Calculating Degrees of Freedom in Statistics
Degrees of freedom (DF) are a fundamental concept in statistics that determine the number of values in a calculation that are free to vary. Understanding degrees of freedom is crucial for interpreting statistical tests and making accurate inferences from data. This guide explains what degrees of freedom are, how to calculate them, and their importance in common statistical tests.
What Are Degrees of Freedom?
Degrees of freedom refer to the number of independent pieces of information that can vary in a dataset. They are used in statistical calculations to determine the variability and uncertainty in the data. The concept of degrees of freedom is essential for understanding the reliability of statistical tests and the confidence we can have in the results.
In simpler terms, degrees of freedom represent the number of values that are free to vary once certain constraints or conditions are applied. For example, if you have a dataset with a fixed mean, the degrees of freedom would be the number of data points minus one because the mean is a constraint that reduces the variability.
Degrees of freedom are often denoted by the letter "df" or "ν" (nu) in statistical notation.
How to Calculate Degrees of Freedom
The calculation of degrees of freedom varies depending on the type of statistical test or analysis being performed. Here are some common formulas for calculating degrees of freedom:
For a Single Sample
When working with a single sample of data, the degrees of freedom are calculated as:
df = n - 1
Where:
- n = number of observations in the sample
For Two Independent Samples
When comparing two independent samples, the degrees of freedom are calculated as:
df = (n₁ - 1) + (n₂ - 1) = n₁ + n₂ - 2
Where:
- n₁ = number of observations in the first sample
- n₂ = number of observations in the second sample
For Paired Samples
When working with paired samples, the degrees of freedom are calculated as:
df = n - 1
Where:
- n = number of pairs in the sample
For ANOVA (Analysis of Variance)
In ANOVA, the degrees of freedom are calculated differently for between-group and within-group variability:
Between-group degrees of freedom (dfbetween):
dfbetween = k - 1
Where:
- k = number of groups
Within-group degrees of freedom (dfwithin):
dfwithin = N - k
Where:
- N = total number of observations
- k = number of groups
Common Statistical Tests
Degrees of freedom are used in various statistical tests to determine the critical values and p-values. Here are some common statistical tests that use degrees of freedom:
t-tests
t-tests are used to compare the means of two groups. The degrees of freedom for a t-test depend on whether the samples are independent or paired.
ANOVA
ANOVA is used to compare the means of three or more groups. The degrees of freedom for ANOVA are calculated separately for between-group and within-group variability.
Chi-square Tests
Chi-square tests are used to determine if there is a significant association between categorical variables. The degrees of freedom for a chi-square test are calculated based on the number of categories and the sample size.
Regression Analysis
Regression analysis is used to model the relationship between a dependent variable and one or more independent variables. The degrees of freedom for regression analysis are calculated based on the number of observations and the number of predictors.
Practical Examples
Let's look at some practical examples to illustrate how degrees of freedom are calculated and used in statistical tests.
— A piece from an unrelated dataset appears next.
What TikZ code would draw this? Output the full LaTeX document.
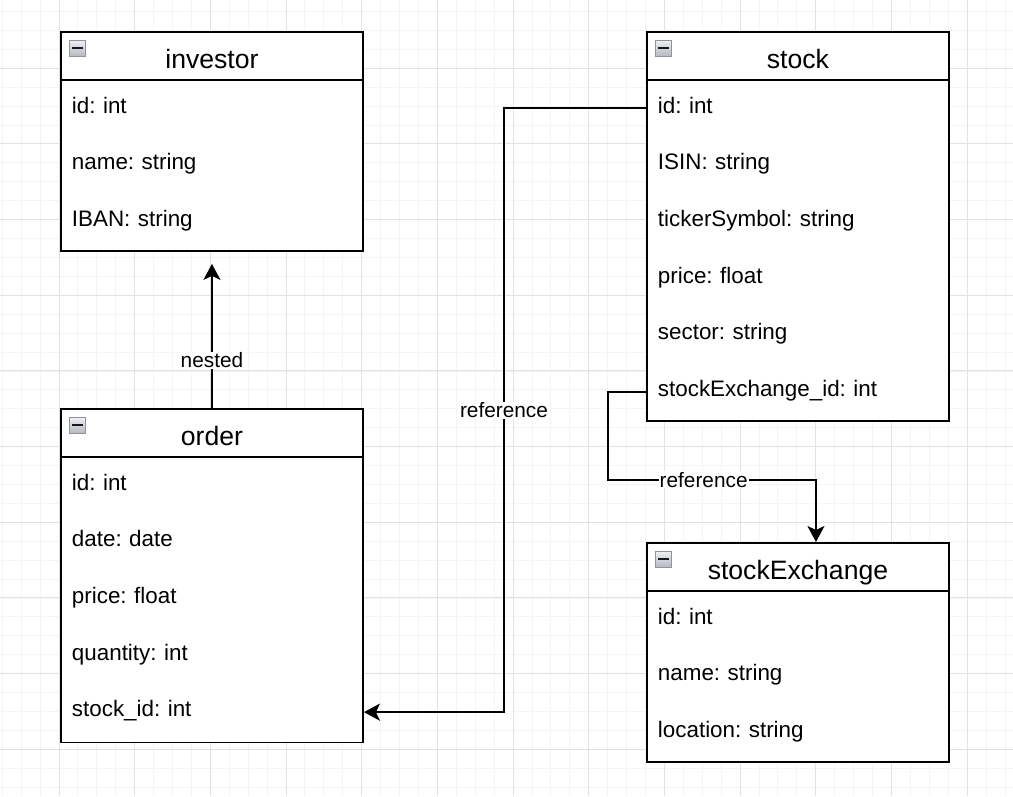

Example 1: Single Sample t-test
Suppose you have a sample of 20 students and you want to test whether their average score is significantly different from a known population mean. The degrees of freedom for this test would be:
df = n - 1 = 20 - 1 = 19
Example 2: Two Independent Samples t-test
Suppose you have two independent samples with 15 and 20 observations, respectively. The degrees of freedom for this test would be:
df = n₁ + n₂ - 2 = 15 + 20 - 2 = 33
Example 3: ANOVA
Suppose you have an ANOVA with 4 groups and a total of 50 observations. The degrees of freedom for between-group and within-group variability would be:
dfbetween = k - 1 = 4 - 1 = 3
dfwithin = N - k = 50 - 4 = 46
Frequently Asked Questions
What is the difference between degrees of freedom and sample size?
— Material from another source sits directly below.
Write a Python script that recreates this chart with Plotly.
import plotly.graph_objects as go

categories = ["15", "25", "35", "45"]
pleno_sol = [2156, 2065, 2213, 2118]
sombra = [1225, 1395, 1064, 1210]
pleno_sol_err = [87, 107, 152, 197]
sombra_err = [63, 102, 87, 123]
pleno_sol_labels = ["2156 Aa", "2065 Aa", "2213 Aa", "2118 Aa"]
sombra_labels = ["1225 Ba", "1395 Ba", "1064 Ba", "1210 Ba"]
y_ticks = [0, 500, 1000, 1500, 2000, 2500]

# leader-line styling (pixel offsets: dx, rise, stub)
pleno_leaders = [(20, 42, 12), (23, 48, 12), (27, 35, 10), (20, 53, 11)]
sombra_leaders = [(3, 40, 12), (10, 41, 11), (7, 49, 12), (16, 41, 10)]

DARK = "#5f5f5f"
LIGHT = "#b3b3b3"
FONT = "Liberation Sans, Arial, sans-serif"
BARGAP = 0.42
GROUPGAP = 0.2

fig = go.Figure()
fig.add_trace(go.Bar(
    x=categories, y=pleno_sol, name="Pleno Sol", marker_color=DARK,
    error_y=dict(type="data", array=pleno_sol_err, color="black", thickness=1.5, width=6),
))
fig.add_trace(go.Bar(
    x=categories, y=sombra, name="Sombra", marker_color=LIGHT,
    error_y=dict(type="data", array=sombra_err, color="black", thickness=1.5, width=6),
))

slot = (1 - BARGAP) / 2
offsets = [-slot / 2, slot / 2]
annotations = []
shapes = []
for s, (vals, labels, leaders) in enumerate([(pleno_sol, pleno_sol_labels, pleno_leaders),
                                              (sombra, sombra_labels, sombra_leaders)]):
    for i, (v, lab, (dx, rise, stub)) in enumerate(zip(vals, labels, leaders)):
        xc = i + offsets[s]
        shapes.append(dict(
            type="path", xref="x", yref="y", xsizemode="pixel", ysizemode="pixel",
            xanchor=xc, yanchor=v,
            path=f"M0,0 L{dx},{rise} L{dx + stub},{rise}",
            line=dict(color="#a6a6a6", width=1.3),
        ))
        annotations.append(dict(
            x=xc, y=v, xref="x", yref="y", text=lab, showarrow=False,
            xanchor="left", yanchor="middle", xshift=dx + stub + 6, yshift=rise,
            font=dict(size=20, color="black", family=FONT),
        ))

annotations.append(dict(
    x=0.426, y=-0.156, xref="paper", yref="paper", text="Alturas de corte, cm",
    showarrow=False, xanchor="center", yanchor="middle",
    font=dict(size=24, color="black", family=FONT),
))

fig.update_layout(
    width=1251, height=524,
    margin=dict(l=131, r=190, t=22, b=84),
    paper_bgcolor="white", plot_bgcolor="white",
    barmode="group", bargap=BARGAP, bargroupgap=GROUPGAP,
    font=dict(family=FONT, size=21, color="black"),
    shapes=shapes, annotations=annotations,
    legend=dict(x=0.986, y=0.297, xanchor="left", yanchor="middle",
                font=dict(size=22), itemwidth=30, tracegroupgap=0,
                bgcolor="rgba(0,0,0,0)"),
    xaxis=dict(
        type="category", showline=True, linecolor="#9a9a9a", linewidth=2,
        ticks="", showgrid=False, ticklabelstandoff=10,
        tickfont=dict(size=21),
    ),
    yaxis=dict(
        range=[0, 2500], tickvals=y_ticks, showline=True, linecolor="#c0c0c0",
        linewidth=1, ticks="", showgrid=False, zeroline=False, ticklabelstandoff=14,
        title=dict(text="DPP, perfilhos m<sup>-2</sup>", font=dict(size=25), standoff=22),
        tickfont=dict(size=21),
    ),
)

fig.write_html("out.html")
Degrees of freedom are not the same as sample size. While sample size refers to the number of observations in a dataset, degrees of freedom refer to the number of independent pieces of information that can vary. Degrees of freedom are always less than or equal to the sample size.
Why are degrees of freedom important in statistical tests?
Degrees of freedom are important in statistical tests because they determine the critical values and p-values used to assess the significance of the results. The degrees of freedom affect the shape of the distribution of the test statistic, which in turn affects the interpretation of the results.
How do I calculate degrees of freedom for a chi-square test?
The degrees of freedom for a chi-square test are calculated as (number of rows - 1) × (number of columns - 1). For a simple chi-square test with one degree of freedom, you would have a 2×2 contingency table.
Can degrees of freedom be negative?
No, degrees of freedom cannot be negative. If you encounter a negative value for degrees of freedom, it indicates an error in the calculation or the data being analyzed.